In short, within the entire series, you will see nearly every modern political issue at play as understood by every ‘side’ of said issue. What remains interesting is that, as noted by Simon, the show maintains an ability to “validate” and consequently reinforce the beliefs of the viewers.
As such, the city of Baltimore continues to hold a light to America-at-large and its ongoing issues, even if it aired 21 years ago, finishing just before the election of Barack Obama in 2008. Whether it’s urban decay, corruption, or the failure of the American Dream, what we see in the show are things that existed in the 1960’s and still exist today in this post-industrial broken city.
You can follow this train of thought into the world of global politics, which is not as far away from modern media as I would like to admit.
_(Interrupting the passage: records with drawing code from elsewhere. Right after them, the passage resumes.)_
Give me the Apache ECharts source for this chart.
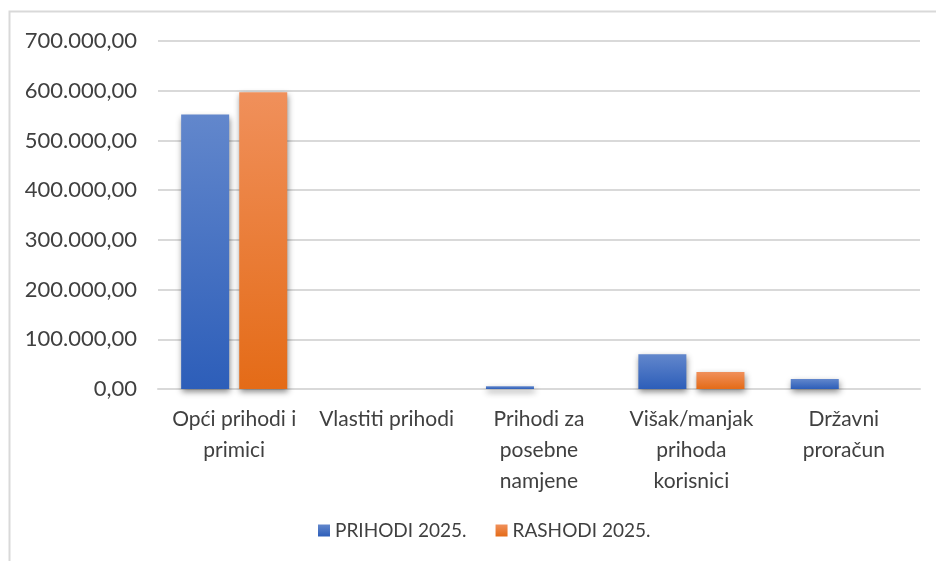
<!DOCTYPE html>
<html>
<head>
<meta charset="utf-8">
<script src="https://cdn.jsdelivr.net/npm/echarts@6/dist/echarts.min.js"></script>
<style>
html,body{margin:0;padding:0;background:#fff;}
#chart{width:936px;height:561px;}
</style>
</head>
<body>
<div id="chart"></div>
<script>
const categories = ["Opći prihodi i\nprimici", "Vlastiti prihodi", "Prihodi za\nposebne\nnamjene", "Višak/manjak\nprihoda\nkorisnici", "Državni\nproračun"];
const seriesNames = ["PRIHODI 2025.", "RASHODI 2025."];
const prihodi = [552000, 0, 5500, 70000, 20000];
const rashodi = [597000, 0, 0, 34000, 0];
const yTicks = [0, 100000, 200000, 300000, 400000, 500000, 600000, 700000];

const FONT = "Lato";
function fmt(v){
  const s = Math.round(v).toString().replace(/\B(?=(\d{3})+(?!\d))/g, ".");
  return s + ",00";
}
function grad(top, bottom){
  return new echarts.graphic.LinearGradient(0,0,0,1,[{offset:0,color:top},{offset:1,color:bottom}]);
}
const chart = echarts.init(document.getElementById('chart'), null, {renderer:'canvas'});
chart.setOption({
  animation:false,
  backgroundColor:'#ffffff',
  textStyle:{fontFamily:FONT},
  graphic:[{
    type:'polyline',
    shape:{points:[[9.5,600],[9.5,11.5],[940,11.5]]},
    style:{stroke:'#d9d9d9',lineWidth:2,fill:null},
    silent:true
  }],
  grid:{left:158,right:16,top:41,bottom:172,containLabel:false},
  legend:{
    data:seriesNames,
    bottom:16,
    left:313,
    itemWidth:12,itemHeight:12,itemGap:29,
    icon:'rect',
    textStyle:{fontFamily:FONT,fontSize:19,color:'#404040'}
  },
  xAxis:{
    type:'category',
    data:categories,
    axisLine:{show:true,lineStyle:{color:'#d9d9d9',width:2}},
    axisTick:{show:false},
    axisLabel:{fontFamily:FONT,fontSize:21,color:'#404040',lineHeight:31,margin:15,interval:0,verticalAlign:'top'}
  },
  yAxis:{
    type:'value',
    min:yTicks[0],max:yTicks[yTicks.length-1],interval:100000,
    axisLine:{show:false},axisTick:{show:false},
    splitLine:{lineStyle:{color:'#d9d9d9',width:2}},
    axisLabel:{fontFamily:FONT,fontSize:22,color:'#404040',margin:21,formatter:fmt}
  },
  series:[
    {
      name:seriesNames[0],type:'bar',data:prihodi,
      barWidth:48,barGap:'21%',
      itemStyle:{color:grad('#6287cc','#2d5eb9'),shadowColor:'rgba(0,0,0,0.45)',shadowBlur:6,shadowOffsetX:1,shadowOffsetY:3}
    },
    {
      name:seriesNames[1],type:'bar',data:rashodi,
      barWidth:48,
      itemStyle:{color:grad('#f0905b','#e46b17'),shadowColor:'rgba(0,0,0,0.45)',shadowBlur:6,shadowOffsetX:1,shadowOffsetY:3}
    }
  ]
});
</script>
</body>
</html>
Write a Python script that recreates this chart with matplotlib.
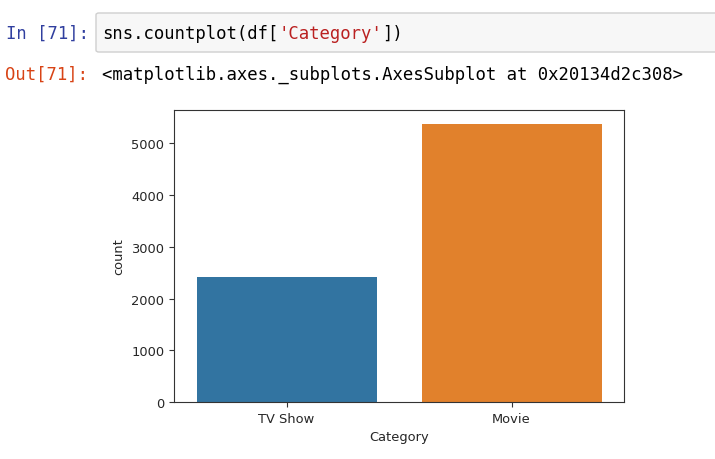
import matplotlib
matplotlib.use("Agg")
import matplotlib.pyplot as plt
from matplotlib.patches import FancyBboxPatch

# data
categories = ["TV Show", "Movie"]
counts = [2410, 5377]
bar_colors = ["#3274a1", "#e1812c"]

W, H = 715, 460
fig = plt.figure(figsize=(W / 100, H / 100), dpi=100)
fig.patch.set_facecolor("white")

def fx(px):
    return px / W

def fy(py):
    return 1 - py / H

mono = "DejaVu Sans Mono"
fs = 12.45

# the count plot
ax = fig.add_axes([fx(174), 1 - 403 / H, fx(450), 292 / H])
x = range(len(categories))
ax.bar(x, counts, width=0.8, color=bar_colors)
ax.set_xlim(-0.5, len(categories) - 0.5)
ax.set_ylim(0, max(counts) * 1.05)
ax.set_xticks(list(x))
ax.set_xticklabels(categories)
ax.set_yticks([0, 1000, 2000, 3000, 4000, 5000])
ax.tick_params(labelsize=9.4, colors="#333333", labelcolor="#262626")
for s in ax.spines.values():
    s.set_color("#333333")
ax.set_xlabel("Category", fontsize=9.4, color="#262626")
ax.set_ylabel("count", fontsize=9.4, color="#262626")

# notebook input cell
box = FancyBboxPatch((fx(96), fy(53)), fx(640), fy(14) - fy(53),
                     boxstyle="round,pad=0,rounding_size=0.004",
                     transform=fig.transFigure, facecolor="#f7f7f7",
                     edgecolor="#cfcfcf", linewidth=1, zorder=-1)
fig.patches.append(box)

fig.text(fx(6), fy(39), "In [71]:", family=mono, fontsize=fs,
         color="#303F9F", va="baseline")
t1 = fig.text(fx(102), fy(39), "sns.countplot(df[", family=mono,
              fontsize=fs, color="#000000", va="baseline")
t2 = ax.annotate("'Category'", xy=(1, 0), xycoords=t1, family=mono,
                 fontsize=fs, color="#BA2121", va="bottom", ha="left",
                 annotation_clip=False)
t3 = ax.annotate("])", xy=(1, 0), xycoords=t2, family=mono,
                 fontsize=fs, color="#000000", va="bottom", ha="left",
                 annotation_clip=False)

# output prompt
fig.text(fx(5), fy(80), "Out[71]:", family=mono, fontsize=fs,
         color="#D84315", va="baseline")
fig.text(fx(102), fy(80),
         "<matplotlib.axes._subplots.AxesSubplot at 0x20134d2c308>",
         family=mono, fontsize=fs, color="#000000", va="baseline")

fig.savefig("out.png", dpi=100)
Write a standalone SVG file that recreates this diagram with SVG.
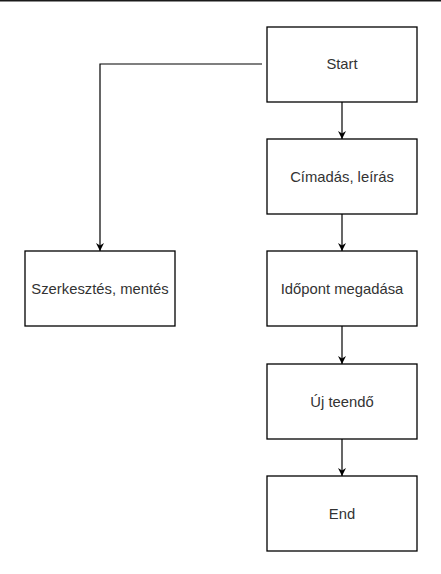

Specifically, we have seen a similar situation emerge out of the success story that is Singapore.
Singapore is like a mirror to any political persuasion that one might have, from which also can “validate” one’s own personal politics. The only real difference is that The Wire (and by extension the city of Baltimore, I say this because the city itself is largely the main character for the entire show) are used negatively, while Singapore is used positively.
If you want to see a thriving multi-ethnic, multicultural, post-colonial state, then you can look to Singapore. If you want to see somewhere that champions free-market capitalism, then you can see it there. If you want to see somewhere with a right-wing government that places a strong emphasis on law and order, not to mention the death penalty, it’s right there between Johor and the Riau Islands.
It remains fascinating to me that a tiny island, one which most people could never find on a map, has sparked such a massive debate on what they ‘see’ when they think of Singapore.
A nation with a population comparable to Lebanon or Palestine, yet more than a hundred leagues above such countries. A right-wing free-market paradise with the best public housing in the world. Those who see its publicly-funded universal healthcare system, one of the most efficient in the world, argue to the contrary. A super politically conservative nation that’s current president is an ethnic minority Muslim woman, racial success story, model minority, etc, etc.
Is Singapore perfect? Of course not. Is Singapore used to reflect general political beliefs about the world? Well, yes. Are a lot of these views correct? Yes and no.
Politically, socially, economically, a lot of different political views and philosophies are validated by the existence of Singapore. Fundamentally, Singapore and Baltimore have a comparable effect on the politically-minded.
Do people get murdered and addicted to drugs in both places? Yes. Are both places being led by an ethnic minority leader? Yes. How we view subjects often depends on the viewer itself, as much as the subject matter in play.
Despite this, Singapore has become a symbol of success whilst Baltimore has become a symbol of failure. Singapore is a model whilst Baltimore is a failure, and nobody wants to see their political beliefs reflected or “invalidated” by the latter.
What is revealing is how two completely different places are so similar, while being so completely poles apart. Everyone can infer whatever they want from either place or still be generally, albeit not exactly, correct.
In conclusion, I think that David Simon is largely correct about this idea of how we as viewers of a thing can be so vastly different, yet so widely validated by its existence. Maybe, it’s more revealing for us, as viewers, to look at places or thematic issues within the greater context of The Discourse, whether political or pop culture, and realize we can all be somewhat right, while also being largely wrong.